1876 Anayasasının 65’inci maddesinde “Heyet-i Mebusan mikdar-ı âzası tebaa-i Osmaniyyeden her elli bir nüfus zükûrda bir nefer olmak itibariyle tertip olunur” demektedir. Buna karşın Talimat’ın sonuna eklenen Cetvel’den anlaşılacağı gibi 80 müslim ve 50’si gayri-müslim olmak üzere mebus sayısı 130 olarak saptanmıştır (Armağan, 1978: 157–158). 130 milletvekilinin âdil bir biçimde dağılımı için 113, 460 erkek nüfusa bir milletvekilinin seçilmesi gerekmekteydi. Bu ise çok az ilde gerçekleşebilmiştir. 113, 460 erkek nüfusa bir milletvekili formülüne göre, ilk oturumda 32 ilden 12'si daha çok, 10 ise daha az temsil edilmiştir. İkinci oturumda ise, 11’i fazla, 9’u ise az temsil edilmiştir (Devereux, 1963: 139). Ondokuzuncu yüzyıl Avrupa'da parlamentolar çağı olmuştur. Avrupa’daki parlamentolar bu dönemde siyasal katılmanın çoğalmasıyla bülikte sınıfsal bir görünüm de kazanmaya başlamıştır. Çok uluslu imparatorluklar da ise durum farklıydı. Bu tür imparatorlukların parlamentolarına etnik gruplar temsilcilerini göndermek için büyük bir uğraş vermekteydiler. Avrupa’da Avusturya-Macaristan monarşisinin durumu 19. yy.’da böyleydi.

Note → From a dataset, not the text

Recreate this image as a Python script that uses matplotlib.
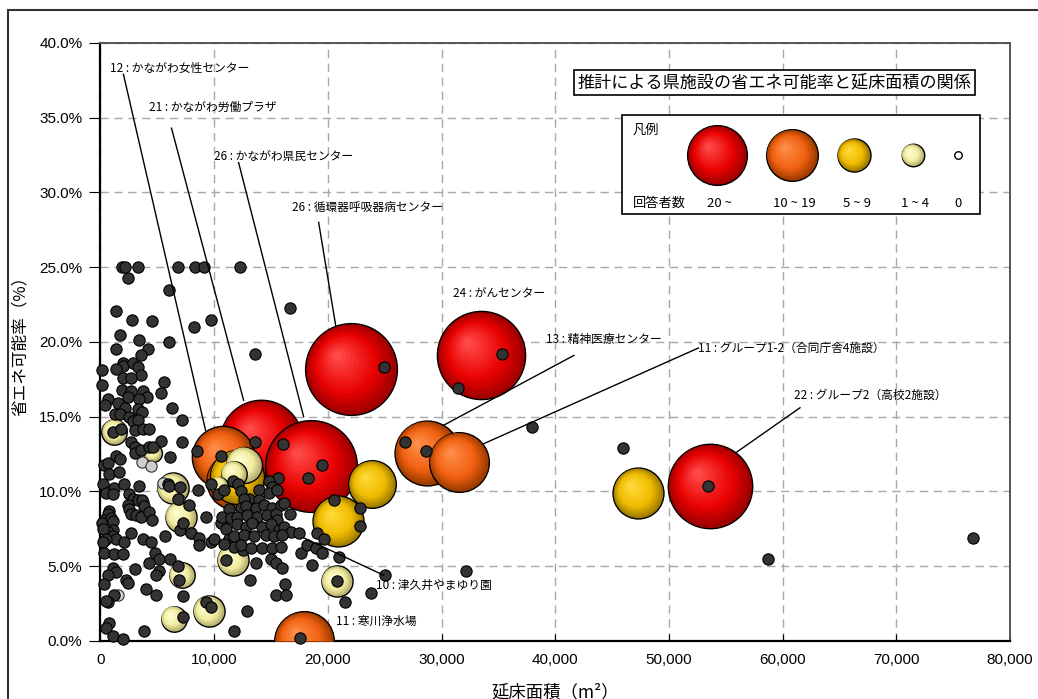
import numpy as np
import matplotlib
matplotlib.use('Agg')
import matplotlib.pyplot as plt
from matplotlib import transforms
from matplotlib.patches import Rectangle
from matplotlib.colors import to_rgb
from matplotlib.ticker import FuncFormatter, MultipleLocator

plt.rcParams['font.family'] = ['Noto Sans CJK JP', 'DejaVu Sans']

# facilities grouped by number of respondents (bubble area ~ respondents)
red_area = [14100, 18500, 22000, 33450, 53600]
red_rate = [13.4, 11.7, 18.2, 19.1, 10.4]
red_n = [21, 26, 26, 24, 22]

orange_area = [10800, 11800, 28700, 31500, 17900]
orange_rate = [12.3, 10.7, 12.6, 12.0, 0.0]
orange_n = [12, 10, 13, 11, 11]

yellow_area = [23900, 20900, 47300, 12000]
yellow_rate = [10.5, 8.0, 9.9, 11.0]
yellow_n = [7, 8, 8, 9]

light_area = [1230, 4580, 6340, 7040, 7130, 6430, 9510, 11620, 20780, 12590, 11710, 10390]
light_rate = [14.0, 12.6, 10.2, 8.3, 4.4, 1.5, 2.0, 5.4, 4.0, 11.8, 11.2, 10.4]
light_n = [2, 1, 3, 3, 2, 2, 3, 3, 3, 4, 2, 1]

# individual estimates
gray_area = [3610, 4400, 3700, 1580, 5460, 7920, 6870]
gray_rate = [12.0, 11.7, 9.3, 3.1, 10.6, 7.2, 9.5]

pt_area = [
    1870, 2140, 3260, 6780, 8300, 9070, 12300, 2460, 5990, 1350, 2760, 4520, 9680, 8250,
    1700, 3350, 6050, 1350, 4140, 3550, 13620, 110, 1940, 2020, 2820, 3260, 1350, 3550,
    2000, 2670, 110, 5610, 1870, 2670, 2380, 3760, 4080, 3410, 5310, 620, 380, 1500,
    2170, 1290, 1700, 2530, 3260, 3640, 6250, 2820, 3320, 7160, 3050, 3700, 4230, 1120,
    1790, 5310, 7160, 2670, 3020, 13620, 1350, 1700, 330, 620, 3050, 3550, 4230, 4580,
    6100, 8450, 10590, 770, 1650, 180, 470, 1210, 2090, 3350, 1060, 2530, 2820, 3260,
    3640, 2380, 3850, 5900, 6030, 7020, 6780, 7810, 8540, 9270, 770, 620, 330, 110,
    910, 1120, 2530, 2670, 3110, 3550, 4290, 4520, 1060, 620, 180, 1060, 1350, 470,
    180, 2090, 2670, 3760, 4430, 5700, 6980, 7280, 7950, 8690, 8690, 9710, 330, 1210,
    1940, 4820, 5170, 6100, 4290, 3050, 1060, 1350, 620, 5170, 4870, 330, 2230, 2460,
    3990, 4870, 7220, 6780, 6930, 1210, 620, 470, 9270, 9710, 7280, 3850, 12850, 11710,
    770, 470, 1060, 1940, 10590, 11030, 11330, 13670, 11770, 12500, 11030, 9710, 10300, 10890,
    11620, 12060, 12350, 13090, 13970, 16050, 19450, 18280, 15610, 14820, 15110, 14820, 15550, 12610,
    13930, 11290, 10710, 11440, 12320, 12760, 13640, 14380, 15110, 15850, 16140, 12030, 12910, 13790,
    14670, 15410, 15550, 12030, 12760, 13350, 14230, 14970, 15700, 16140, 16730, 16660, 11730, 12610,
    13500, 14520, 15260, 15990, 9970, 10850, 12320, 13200, 14230, 15110, 15850, 17460, 17610, 18200,
    18930, 19520, 20540, 22830, 22830, 19010, 19660, 14970, 15410, 16000, 18630, 20980, 13140, 16220,
    15410, 16350, 20780, 23770, 21480, 25030, 17540, 16660, 24940, 35360, 31490, 38000, 45930, 26790,
    28670, 53410, 58690, 76730, 32130,
]
pt_rate = [
    25.0, 25.0, 25.0, 25.0, 25.0, 25.0, 25.0, 24.3, 23.5, 22.1, 21.5, 21.4, 21.5, 21.0,
    20.5, 20.1, 20.0, 19.5, 19.5, 19.1, 19.2, 18.1, 18.6, 18.4, 18.6, 18.3, 18.2, 17.8,
    17.6, 17.6, 17.1, 17.3, 16.8, 16.7, 16.3, 16.7, 16.3, 16.2, 16.6, 16.2, 15.8, 15.9,
    15.6, 15.2, 15.2, 15.0, 15.5, 15.3, 15.6, 14.7, 14.8, 14.8, 14.1, 14.2, 14.2, 14.0,
    14.2, 13.4, 13.3, 13.3, 13.0, 13.3, 12.4, 12.2, 11.8, 11.9, 12.6, 12.8, 13.0, 13.0,
    12.3, 12.7, 12.4, 11.2, 11.3, 10.5, 9.9, 10.2, 10.5, 10.4, 9.8, 9.8, 9.5, 9.4,
    9.4, 9.1, 9.0, 10.5, 10.4, 10.3, 9.5, 9.1, 10.1, 8.3, 8.7, 8.5, 8.1, 7.9,
    8.2, 8.0, 8.8, 8.5, 8.4, 8.3, 8.6, 8.1, 7.4, 7.3, 7.5, 7.0, 6.8, 6.8,
    6.6, 6.6, 7.2, 6.8, 6.6, 7.0, 7.4, 7.9, 7.2, 6.9, 6.4, 6.6, 5.9, 5.8,
    5.8, 5.9, 5.5, 5.5, 5.2, 4.8, 4.9, 4.6, 4.4, 4.7, 4.4, 3.8, 4.1, 3.9,
    3.5, 3.1, 3.0, 5.0, 4.1, 3.1, 2.6, 2.7, 2.6, 2.3, 1.6, 0.7, 2.0, 0.7,
    1.2, 0.9, 0.3, 0.1, 7.9, 7.5, 6.8, 5.2, 6.3, 6.1, 5.4, 10.5, 9.8, 10.1,
    10.7, 10.5, 10.0, 9.5, 10.1, 13.2, 11.8, 10.9, 10.9, 10.7, 10.3, 9.9, 10.1, 9.5,
    9.4, 8.8, 8.3, 8.2, 8.9, 9.0, 8.9, 9.1, 8.9, 9.1, 9.2, 8.3, 8.4, 8.3,
    8.4, 8.5, 8.1, 7.8, 7.6, 7.9, 7.6, 7.8, 7.4, 7.6, 7.3, 8.5, 7.0, 7.1,
    7.0, 7.1, 7.0, 7.1, 6.8, 6.5, 6.4, 6.2, 6.2, 6.2, 6.3, 7.2, 5.9, 6.4,
    6.2, 5.9, 9.4, 8.9, 7.7, 7.2, 6.8, 5.5, 5.2, 4.9, 5.1, 5.6, 4.1, 3.8,
    3.1, 3.1, 4.0, 3.2, 2.6, 4.4, 0.2, 22.3, 18.3, 19.2, 16.9, 14.3, 12.9, 13.3,
    12.7, 10.4, 5.5, 6.9, 4.7,
]

# callouts: text, text anchor (area, rate), leader line start, leader line end
callouts = [
    ('12 : かながわ女性センター', (880, 38.3), (2020, 37.9), (9240, 14.1)),
    ('21 : かながわ労働プラザ', (4230, 35.7), (6250, 34.3), (12590, 16.1)),
    ('26 : かながわ県民センター', (9950, 32.4), (12150, 32.0), (17870, 15.0)),
    ('26 : 循環器呼吸器病センター', (16810, 29.0), (19190, 28.0), (20690, 21.1)),
    ('24 : がんセンター', (30990, 23.3), None, None),
    ('13 : 精神医療センター', (39170, 20.2), (41640, 19.1), (30110, 14.4)),
    ('11 : グループ1-2（合同庁舎4施設）', (52600, 19.6), (52600, 19.6), (33720, 13.2)),
    ('22 : グループ2（高校2施設）', (61000, 16.4), (61530, 15.6), (55900, 12.6)),
    ('10 : 津久井やまゆり園', (24210, 3.7), (24910, 4.4), (17870, 6.9)),
    ('11 : 寒川浄水場', (20690, 1.3), None, None),
]

legend_labels = ['20 ~', '10 ~ 19', '5 ~ 9', '1 ~ 4', '0']

RED = ('#a00000', '#e80000', '#ff4848')
ORANGE = ('#a03c00', '#f06010', '#ff8c48')
YELLOW = ('#a07c00', '#f0bc00', '#ffd838')
LIGHT = ('#b8b070', '#f0eca0', '#ffffd0')

PX = 0.72  # points per pixel at 100 dpi


def shade(stops, t):
    edge, mid, hi = [np.array(to_rgb(c)) for c in stops]
    if t < 0.35:
        return edge + (mid - edge) * (t / 0.35)
    return mid + (hi - mid) * ((t - 0.35) / 0.65)


def sphere(ax, x, y, r_pt, stops, zorder, transform=None, clip=True):
    base = transform if transform is not None else ax.transData
    layers = 14
    for i in range(layers):
        t = i / (layers - 1)
        rad = r_pt * (1 - 0.9 * t)
        shift = 0.28 * r_pt * t
        tr = transforms.offset_copy(base, fig=ax.figure, x=-shift, y=shift, units='points')
        ax.scatter([x], [y], s=(2 * rad) ** 2, color=shade(stops, t),
                   edgecolors='black' if i == 0 else 'none',
                   linewidths=1.0 if i == 0 else 0,
                   transform=tr, zorder=zorder, clip_on=clip)


def bubble_radius(n):
    return 9 * np.sqrt(n) * PX


fig = plt.figure(figsize=(10.38, 6.99), dpi=100)
ax = fig.add_axes([0.0968, 0.083, 0.8762, 0.8555])

for a, r, n in zip(red_area, red_rate, red_n):
    sphere(ax, a, r, bubble_radius(n), RED, 3)
for a, r, n in zip(orange_area, orange_rate, orange_n):
    sphere(ax, a, r, bubble_radius(n), ORANGE, 4)
for a, r, n in zip(yellow_area, yellow_rate, yellow_n):
    sphere(ax, a, r, bubble_radius(n), YELLOW, 5)
for a, r, n in zip(light_area, light_rate, light_n):
    sphere(ax, a, r, bubble_radius(n), LIGHT, 6)

ax.scatter(gray_area, gray_rate, s=66, color='#cfcfcf', edgecolors='#303030',
           linewidths=0.8, zorder=7)
ax.scatter(pt_area, pt_rate, s=66, color='#333333', edgecolors='black',
           linewidths=0.8, zorder=8, clip_on=False)

for text, pos, p0, p1 in callouts:
    ax.text(pos[0], pos[1], text, fontsize=8.5, ha='left', va='center', zorder=9)
    if p0 is not None:
        ax.plot([p0[0], p1[0]], [p0[1], p1[1]], color='black', lw=1, zorder=9)

ax.set_xlim(0, 80000)
ax.set_ylim(0, 40)
ax.xaxis.set_major_locator(MultipleLocator(10000))
ax.yaxis.set_major_locator(MultipleLocator(5))
ax.xaxis.set_major_formatter(FuncFormatter(lambda v, p: f'{int(v):,}'))
ax.yaxis.set_major_formatter(FuncFormatter(lambda v, p: f'{v:.1f}%'))
ax.tick_params(axis='x', direction='in', length=5, labelsize=11, pad=9,
               labelfontfamily='Liberation Sans')
ax.tick_params(axis='y', direction='out', length=8, labelsize=11, pad=5,
               labelfontfamily='Liberation Sans')

ax.grid(True, linestyle=(0, (6, 4)), color='#a8a8a8', lw=1)
ax.set_axisbelow(True)
for side in ['left', 'bottom']:
    ax.spines[side].set_color('black')
    ax.spines[side].set_linewidth(1.6)
for side in ['top', 'right']:
    ax.spines[side].set_color('#555555')
    ax.spines[side].set_linewidth(1.4)

ax.set_ylabel('省エネ可能率（%）', fontsize=12)
ax.yaxis.set_label_coords(-0.079, 0.5)
ax.set_xlabel('延床面積（m²）', fontsize=12.5)
ax.xaxis.set_label_coords(0.5, -0.07)

# title box
ax.text(0.741, 0.934, '推計による県施設の省エネ可能率と延床面積の関係', transform=ax.transAxes,
        fontsize=12.3, ha='center', va='center', zorder=12,
        bbox=dict(boxstyle='square,pad=0.2', fc='white', ec='black', lw=1.2))

# legend box
ax.add_patch(Rectangle((0.573, 0.7135), 0.394, 0.1665, transform=ax.transAxes,
                       fc='white', ec='black', lw=1.2, zorder=10))
leg_x = [0.678, 0.760, 0.828, 0.893, 0.9425]
leg_r = [21.5, 18.6, 11.9, 8.1]
for lx, rr, st in zip(leg_x, leg_r, [RED, ORANGE, YELLOW, LIGHT]):
    sphere(ax, lx, 0.8127, rr, st, 11, transform=ax.transAxes, clip=False)
ax.scatter([leg_x[4]], [0.8127], s=(2 * 2.7) ** 2, color='white', edgecolors='black',
           linewidths=1.0, transform=ax.transAxes, zorder=11, clip_on=False)
ax.text(0.5855, 0.8545, '凡例', transform=ax.transAxes, fontsize=9.5, ha='left', va='center', zorder=12)
ax.text(0.5855, 0.731, '回答者数', transform=ax.transAxes, fontsize=9.5, ha='left', va='center', zorder=12)
for lx, lab in zip([0.681, 0.7625, 0.8317, 0.8955, 0.943], legend_labels):
    ax.text(lx, 0.731, lab, transform=ax.transAxes, fontsize=9.5, ha='center', va='center', zorder=12)

# outer frame of the chart
fig.add_artist(Rectangle((8 / 1038, -0.2), 1.2, 1.2 - 10 / 699, transform=fig.transFigure,
                         fill=False, ec='#333333', lw=1.5))

fig.savefig('out.png', dpi=100)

İlk Osmanlı parlamentosuna baktığımızda en ilginç özellik olarak imparatorlukta egemen unsur olan Müslümanların yanında gayri Müslimlerin de hayli yüksek oranda temsil edildiği görülür. Bu durumun ilginç olmasının nedeni Avrupa’da olduğu halde, Avusturya-Macaristan monarşisinde bile Çek, Hırvat, Sloven, Slovak gibi azınlıkların haksızlık derecesinde düşük olmasına karşın tüm yönetsel iktidarın padişahta toplandığı iddalarının aksine Osmanlı İmparatorluğu'nda bunun tersinin olmasıdır (Ortaylı, 1978: 171–172). Osmanlı parlamentosunun sınıfsal bir nitelikten çok etnik bir görünümde olması onu çağdaş parlamentolardan ayıran en önemli yanıdır. Bu durum önemli bir çatışmaya ve ulusal isteklerin ileri sürülmesine neden olmamıştır. Çünkü o dönemde kitle hareketleri yoktu ve ulusçuluk akanları yeni yeni başlamaktaydı. Tartışmalar ve yapılan eleştiriler çoğunlukla yerel sorunlarla ilgiliydi. Ortaylının söylediği gibi “ilk Osmanlı Meclis-i Mebusanı azınlıkların en geniş şekilde temsil edildiği, fakat milliyetçilik sorununun da en az görüşüldüğü bir parlamento idi” (Ortaylı, 1978: 176).